━━━━━ Material provided

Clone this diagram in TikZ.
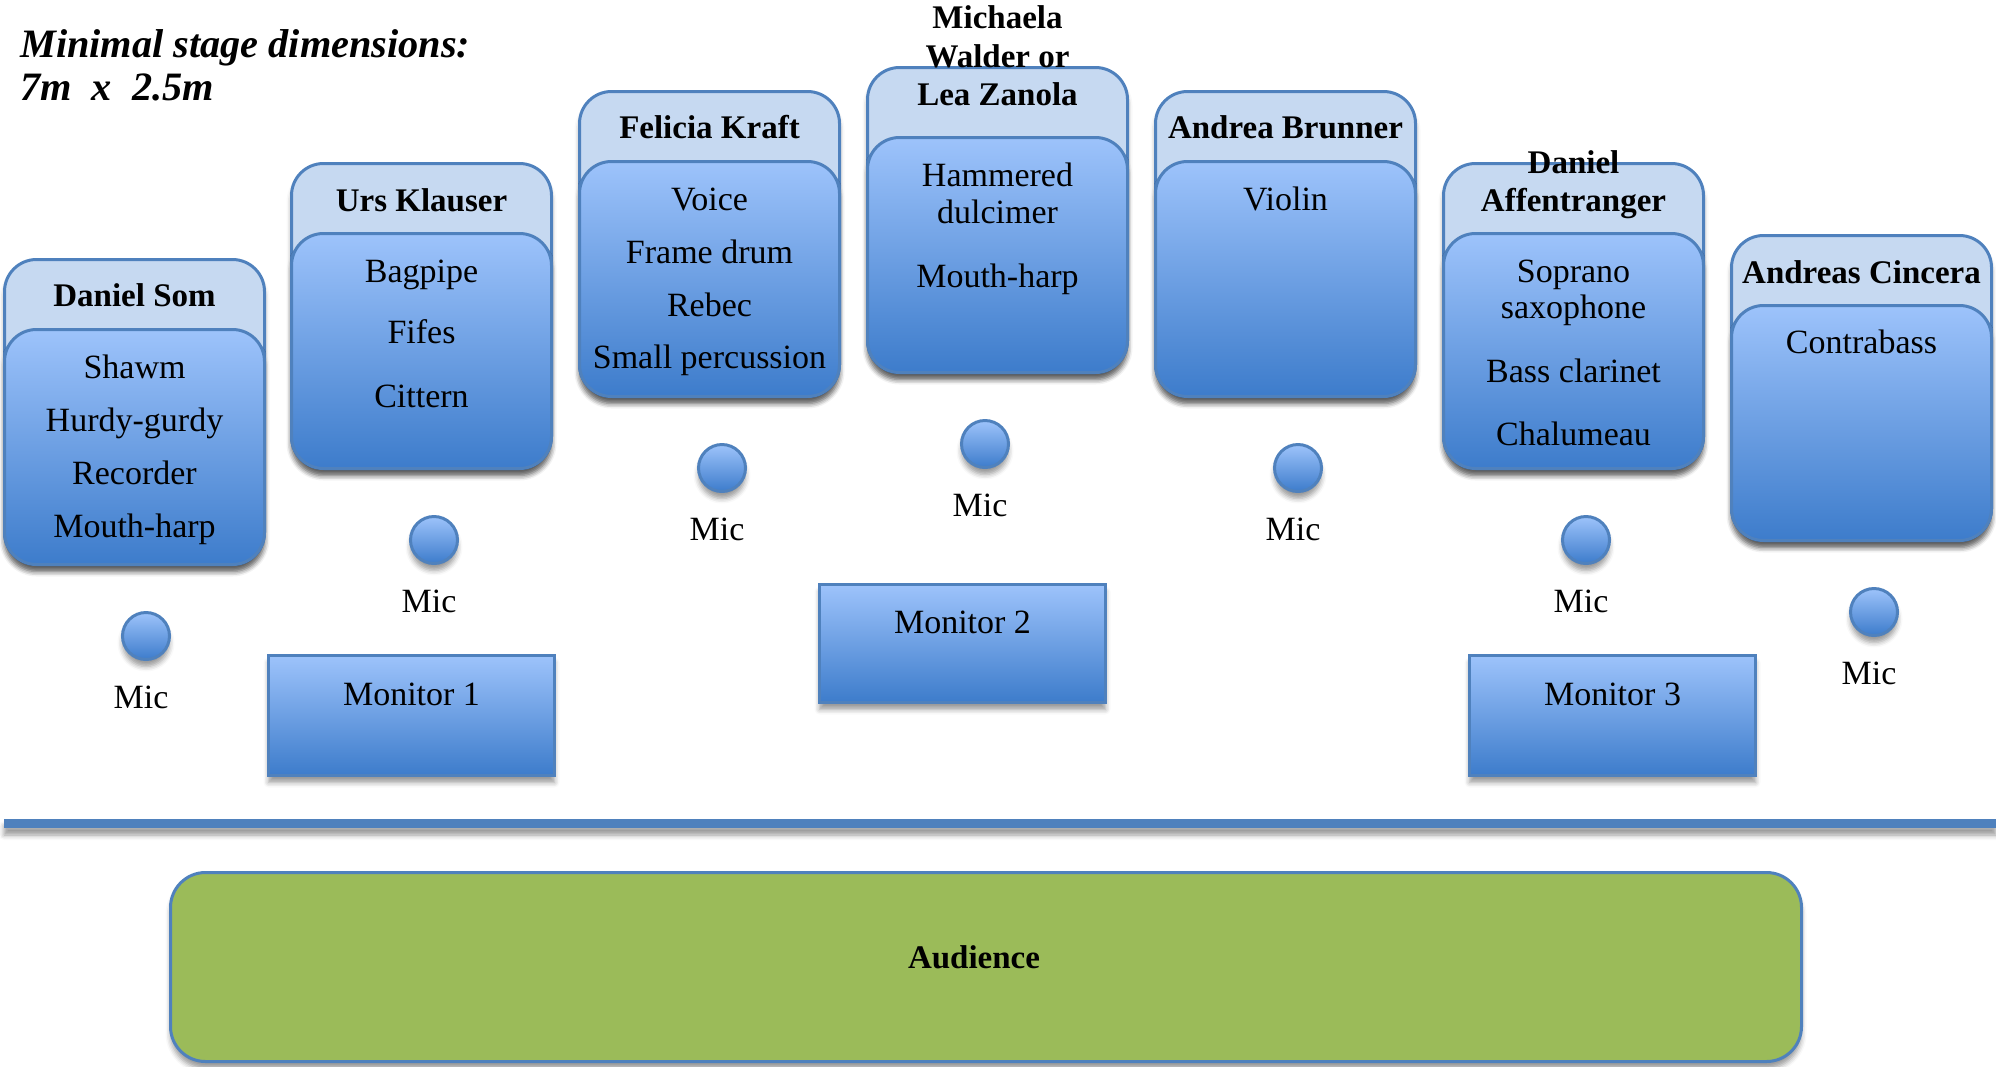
\documentclass[tikz,border=0pt]{standalone}
\usepackage{fontspec}
\setmainfont{Liberation Serif}
\usetikzlibrary{shadows.blur}
\definecolor{stageblue}{HTML}{4F81BD}
\definecolor{namefill}{HTML}{C6D9F1}
\definecolor{insttop}{HTML}{9DC3FB}
\definecolor{instbottom}{HTML}{3D7CCB}
\definecolor{audiencegreen}{HTML}{9BBB59}

\tikzset{
  softshadow/.style={blur shadow={shadow xshift=0pt, shadow yshift=-7pt, shadow blur radius=5pt, shadow opacity=40}},
  namebox/.style={draw=stageblue, line width=3pt, fill=namefill, rounded corners=32pt,
    minimum width=260pt, minimum height=305pt, anchor=north west, softshadow},
  instbox/.style={draw=stageblue, line width=3pt, top color=insttop, bottom color=instbottom,
    rounded corners=32pt, minimum width=260pt, minimum height=235pt, anchor=north west, softshadow},
  monbox/.style={draw=stageblue, line width=3pt, top color=insttop, bottom color=instbottom,
    minimum width=286pt, minimum height=120pt, anchor=north west, softshadow},
  micdot/.style={circle, draw=stageblue, line width=3pt, top color=insttop, bottom color=instbottom,
    minimum size=47pt, inner sep=0pt, softshadow},
  words/.style={anchor=base, inner sep=0pt, font=\fontsize{34}{39}\selectfont},
  who/.style={words, font=\fontsize{33}{38}\selectfont\bfseries},
}

\begin{document}
\begin{tikzpicture}[x=1pt, y=-1pt]
      \useasboundingbox (0,0) rectangle (1996,1066);

      % Stage size
      \node[anchor=base west, inner sep=0pt, font=\fontsize{40.3}{45}\selectfont\bfseries\itshape] (title1) at (20,57) {Minimal stage dimensions:};
      \node[anchor=base west, inner sep=0pt, font=\fontsize{40.3}{45}\selectfont\bfseries\itshape] (title2) at (20,100) {7m\ \ x\ \ 2.5m};

      % Musicians: name box behind, instrument box in front
      \node[namebox] (som) at (3,258) {};
      \node[instbox] (somi) at (3,328) {};
      \node[namebox] (urs) at (290,162) {};
      \node[instbox] (ursi) at (290,232) {};
      \node[namebox] (felicia) at (578,90) {};
      \node[instbox] (feliciai) at (578,160) {};
      \node[namebox] (michaela) at (866,66) {};
      \node[instbox] (michaelai) at (866,136) {};
      \node[namebox] (andrea) at (1154,90) {};
      \node[instbox] (andreai) at (1154,160) {};
      \node[namebox] (affen) at (1442,162) {};
      \node[instbox] (affeni) at (1442,232) {};
      \node[namebox] (cincera) at (1730,234) {};
      \node[instbox] (cincerai) at (1730,304) {};

      % Names
      \node[who] (somname) at (134.5,306) {Daniel Som};
      \node[who] (ursname) at (421.5,211) {Urs Klauser};
      \node[who] (felicianame) at (709.5,138) {Felicia Kraft};
      \node[who] (michaelaname1) at (997.5,28) {Michaela};
      \node[who] (michaelaname2) at (997.5,67) {Walder or};
      \node[who] (michaelaname3) at (997.5,105) {Lea Zanola};
      \node[who] (andreaname) at (1285.5,138) {Andrea Brunner};
      \node[who] (affenname1) at (1573.5,173) {Daniel};
      \node[who] (affenname2) at (1573.5,211) {Affentranger};
      \node[who] (cinceraname) at (1861.5,283) {Andreas Cincera};

      % Instruments
      \node[words] (som1) at (134.5,378) {Shawm};
      \node[words] (som2) at (134.5,431) {Hurdy-gurdy};
      \node[words] (som3) at (134.5,484) {Recorder};
      \node[words] (som4) at (134.5,537) {Mouth-harp};
      \node[words] (urs1) at (421.5,282) {Bagpipe};
      \node[words] (urs2) at (421.5,343) {Fifes};
      \node[words] (urs3) at (421.5,407) {Cittern};
      \node[words] (felicia1) at (709.5,210) {Voice};
      \node[words] (felicia2) at (709.5,263) {Frame drum};
      \node[words] (felicia3) at (709.5,316) {Rebec};
      \node[words] (felicia4) at (709.5,368) {Small percussion};
      \node[words] (michaela1) at (997.5,186) {Hammered};
      \node[words] (michaela2) at (997.5,223) {dulcimer};
      \node[words] (michaela3) at (997.5,287) {Mouth-harp};
      \node[words] (andrea1) at (1285.5,210) {Violin};
      \node[words] (affen1) at (1573.5,282) {Soprano};
      \node[words] (affen2) at (1573.5,318) {saxophone};
      \node[words] (affen3) at (1573.5,382) {Bass clarinet};
      \node[words] (affen4) at (1573.5,445) {Chalumeau};
      \node[words] (cincera1) at (1861.5,353) {Contrabass};

      % Microphones
      \node[micdot] (mic1) at (146,636) {};
      \node[micdot] (mic2) at (434,540) {};
      \node[micdot] (mic3) at (722,468) {};
      \node[micdot] (mic4) at (985,444) {};
      \node[micdot] (mic5) at (1298,468) {};
      \node[micdot] (mic6) at (1586,540) {};
      \node[micdot] (mic7) at (1874,612) {};
      \node[words] (mictext1) at ([shift={(-5pt,-72pt)}]mic1.center) {Mic};
      \node[words] (mictext2) at ([shift={(-5pt,-72pt)}]mic2.center) {Mic};
      \node[words] (mictext3) at ([shift={(-5pt,-72pt)}]mic3.center) {Mic};
      \node[words] (mictext4) at ([shift={(-5pt,-72pt)}]mic4.center) {Mic};
      \node[words] (mictext5) at ([shift={(-5pt,-72pt)}]mic5.center) {Mic};
      \node[words] (mictext6) at ([shift={(-5pt,-72pt)}]mic6.center) {Mic};
      \node[words] (mictext7) at ([shift={(-5pt,-72pt)}]mic7.center) {Mic};

      % Monitors
      \node[monbox] (mon1) at (267,654) {};
      \node[monbox, minimum height=118pt] (mon2) at (818,583) {};
      \node[monbox] (mon3) at (1468,654) {};
      \node[words] (montext1) at (411.5,705) {Monitor 1};
      \node[words] (montext2) at (962.5,633) {Monitor 2};
      \node[words] (montext3) at (1612.5,705) {Monitor 3};

      % Front edge of the stage
      \fill[stageblue, softshadow] (4,819) rectangle (1996,828);

      % Audience
      \node[draw=stageblue, line width=3pt, fill=audiencegreen, rounded corners=35pt, minimum width=1631pt,
        minimum height=189pt, anchor=north west, softshadow] (audience) at (169,871) {};
      \node[who] (audtext) at (974,968) {Audience};
    \end{tikzpicture}
\end{document}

━━━━━━━━━━

### Your goal
Omitting all images, print the listing exactly.

### Complete response
Clone this diagram in TikZ.
\documentclass[tikz,border=0pt]{standalone}
\usepackage{fontspec}
\setmainfont{Liberation Serif}
\usetikzlibrary{shadows.blur}
\definecolor{stageblue}{HTML}{4F81BD}
\definecolor{namefill}{HTML}{C6D9F1}
\definecolor{insttop}{HTML}{9DC3FB}
\definecolor{instbottom}{HTML}{3D7CCB}
\definecolor{audiencegreen}{HTML}{9BBB59}

\tikzset{
  softshadow/.style={blur shadow={shadow xshift=0pt, shadow yshift=-7pt, shadow blur radius=5pt, shadow opacity=40}},
  namebox/.style={draw=stageblue, line width=3pt, fill=namefill, rounded corners=32pt,
    minimum width=260pt, minimum height=305pt, anchor=north west, softshadow},
  instbox/.style={draw=stageblue, line width=3pt, top color=insttop, bottom color=instbottom,
    rounded corners=32pt, minimum width=260pt, minimum height=235pt, anchor=north west, softshadow},
  monbox/.style={draw=stageblue, line width=3pt, top color=insttop, bottom color=instbottom,
    minimum width=286pt, minimum height=120pt, anchor=north west, softshadow},
  micdot/.style={circle, draw=stageblue, line width=3pt, top color=insttop, bottom color=instbottom,
    minimum size=47pt, inner sep=0pt, softshadow},
  words/.style={anchor=base, inner sep=0pt, font=\fontsize{34}{39}\selectfont},
  who/.style={words, font=\fontsize{33}{38}\selectfont\bfseries},
}

\begin{document}
\begin{tikzpicture}[x=1pt, y=-1pt]
      \useasboundingbox (0,0) rectangle (1996,1066);

      % Stage size
      \node[anchor=base west, inner sep=0pt, font=\fontsize{40.3}{45}\selectfont\bfseries\itshape] (title1) at (20,57) {Minimal stage dimensions:};
      \node[anchor=base west, inner sep=0pt, font=\fontsize{40.3}{45}\selectfont\bfseries\itshape] (title2) at (20,100) {7m\ \ x\ \ 2.5m};

      % Musicians: name box behind, instrument box in front
      \node[namebox] (som) at (3,258) {};
      \node[instbox] (somi) at (3,328) {};
      \node[namebox] (urs) at (290,162) {};
      \node[instbox] (ursi) at (290,232) {};
      \node[namebox] (felicia) at (578,90) {};
      \node[instbox] (feliciai) at (578,160) {};
      \node[namebox] (michaela) at (866,66) {};
      \node[instbox] (michaelai) at (866,136) {};
      \node[namebox] (andrea) at (1154,90) {};
      \node[instbox] (andreai) at (1154,160) {};
      \node[namebox] (affen) at (1442,162) {};
      \node[instbox] (affeni) at (1442,232) {};
      \node[namebox] (cincera) at (1730,234) {};
      \node[instbox] (cincerai) at (1730,304) {};

      % Names
      \node[who] (somname) at (134.5,306) {Daniel Som};
      \node[who] (ursname) at (421.5,211) {Urs Klauser};
      \node[who] (felicianame) at (709.5,138) {Felicia Kraft};
      \node[who] (michaelaname1) at (997.5,28) {Michaela};
      \node[who] (michaelaname2) at (997.5,67) {Walder or};
      \node[who] (michaelaname3) at (997.5,105) {Lea Zanola};
      \node[who] (andreaname) at (1285.5,138) {Andrea Brunner};
      \node[who] (affenname1) at (1573.5,173) {Daniel};
      \node[who] (affenname2) at (1573.5,211) {Affentranger};
      \node[who] (cinceraname) at (1861.5,283) {Andreas Cincera};

      % Instruments
      \node[words] (som1) at (134.5,378) {Shawm};
      \node[words] (som2) at (134.5,431) {Hurdy-gurdy};
      \node[words] (som3) at (134.5,484) {Recorder};
      \node[words] (som4) at (134.5,537) {Mouth-harp};
      \node[words] (urs1) at (421.5,282) {Bagpipe};
      \node[words] (urs2) at (421.5,343) {Fifes};
      \node[words] (urs3) at (421.5,407) {Cittern};
      \node[words] (felicia1) at (709.5,210) {Voice};
      \node[words] (felicia2) at (709.5,263) {Frame drum};
      \node[words] (felicia3) at (709.5,316) {Rebec};
      \node[words] (felicia4) at (709.5,368) {Small percussion};
      \node[words] (michaela1) at (997.5,186) {Hammered};
      \node[words] (michaela2) at (997.5,223) {dulcimer};
      \node[words] (michaela3) at (997.5,287) {Mouth-harp};
      \node[words] (andrea1) at (1285.5,210) {Violin};
      \node[words] (affen1) at (1573.5,282) {Soprano};
      \node[words] (affen2) at (1573.5,318) {saxophone};
      \node[words] (affen3) at (1573.5,382) {Bass clarinet};
      \node[words] (affen4) at (1573.5,445) {Chalumeau};
      \node[words] (cincera1) at (1861.5,353) {Contrabass};

      % Microphones
      \node[micdot] (mic1) at (146,636) {};
      \node[micdot] (mic2) at (434,540) {};
      \node[micdot] (mic3) at (722,468) {};
      \node[micdot] (mic4) at (985,444) {};
      \node[micdot] (mic5) at (1298,468) {};
      \node[micdot] (mic6) at (1586,540) {};
      \node[micdot] (mic7) at (1874,612) {};
      \node[words] (mictext1) at ([shift={(-5pt,-72pt)}]mic1.center) {Mic};
      \node[words] (mictext2) at ([shift={(-5pt,-72pt)}]mic2.center) {Mic};
      \node[words] (mictext3) at ([shift={(-5pt,-72pt)}]mic3.center) {Mic};
      \node[words] (mictext4) at ([shift={(-5pt,-72pt)}]mic4.center) {Mic};
      \node[words] (mictext5) at ([shift={(-5pt,-72pt)}]mic5.center) {Mic};
      \node[words] (mictext6) at ([shift={(-5pt,-72pt)}]mic6.center) {Mic};
      \node[words] (mictext7) at ([shift={(-5pt,-72pt)}]mic7.center) {Mic};

      % Monitors
      \node[monbox] (mon1) at (267,654) {};
      \node[monbox, minimum height=118pt] (mon2) at (818,583) {};
      \node[monbox] (mon3) at (1468,654) {};
      \node[words] (montext1) at (411.5,705) {Monitor 1};
      \node[words] (montext2) at (962.5,633) {Monitor 2};
      \node[words] (montext3) at (1612.5,705) {Monitor 3};

      % Front edge of the stage
      \fill[stageblue, softshadow] (4,819) rectangle (1996,828);

      % Audience
      \node[draw=stageblue, line width=3pt, fill=audiencegreen, rounded corners=35pt, minimum width=1631pt,
        minimum height=189pt, anchor=north west, softshadow] (audience) at (169,871) {};
      \node[who] (audtext) at (974,968) {Audience};
    \end{tikzpicture}
\end{document}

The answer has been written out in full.